Bajaj Auto (BJAUT IN) delivered a strong performance in 4QFY23 beating our estimates across all the parameters. Its EBITDA margin stood at 19.3%, 101bps above our estimate of 18.3%. Its revenue and PAT exceeded our estimates by 7.4% and 8% respectively.
- Revenue increased by 12% YoY (down 4% QoQ) to Rs89bn, above our estimate of Rs82.9bn on the back of a price hike, better product mix (higher 3W contribution of 15.5%) and favourable exchange rate.
- Revenue growth was led by ASP growth of 27% YoY (up 10% QoQ) to Rs103,810 despite volume de-growth of 12% YoY (down 13% QoQ) to 8,57,788 units.
- Its EBITDA increased by 26% YoY (down 3% QoQ) to Rs17.2bn, 13.4% above our estimate of Rs15.1bn due to higher realisation and tight cost control on expenses. Its EBITDA margin expanded by 215bps YoY (up 20bps QoQ) to 19.3%, vs our estimate of 18.3%, due to lower RM cost and higher realization. RM/Sales declined 215bps YoY and 83bps QoQ to 69.8%, aiding margin expansion.
- It recorded a Adj PAT of Rs14.3bn (up 17% YoY and down 4% QoQ), vs. our estimate of Rs13.3bn, due to strong operating performance despite lower non operating income and higher tax rate.

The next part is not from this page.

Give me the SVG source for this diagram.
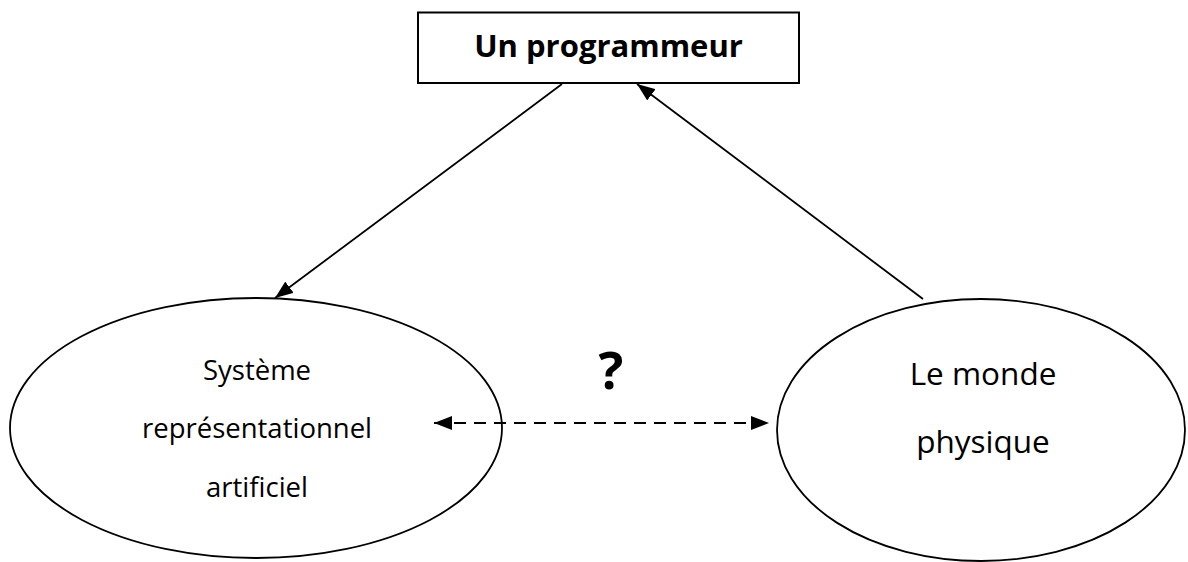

Our View: BJAUT reported strong performance in 4QFY23 beating our estimates across all the parameters. Considering the better domestic volumes traction with likely market share gain, higher realization, better mix, likely improvement in exports from current level, strong margin performance and healthy cash flows, at present we have BUY rating on BJAUT.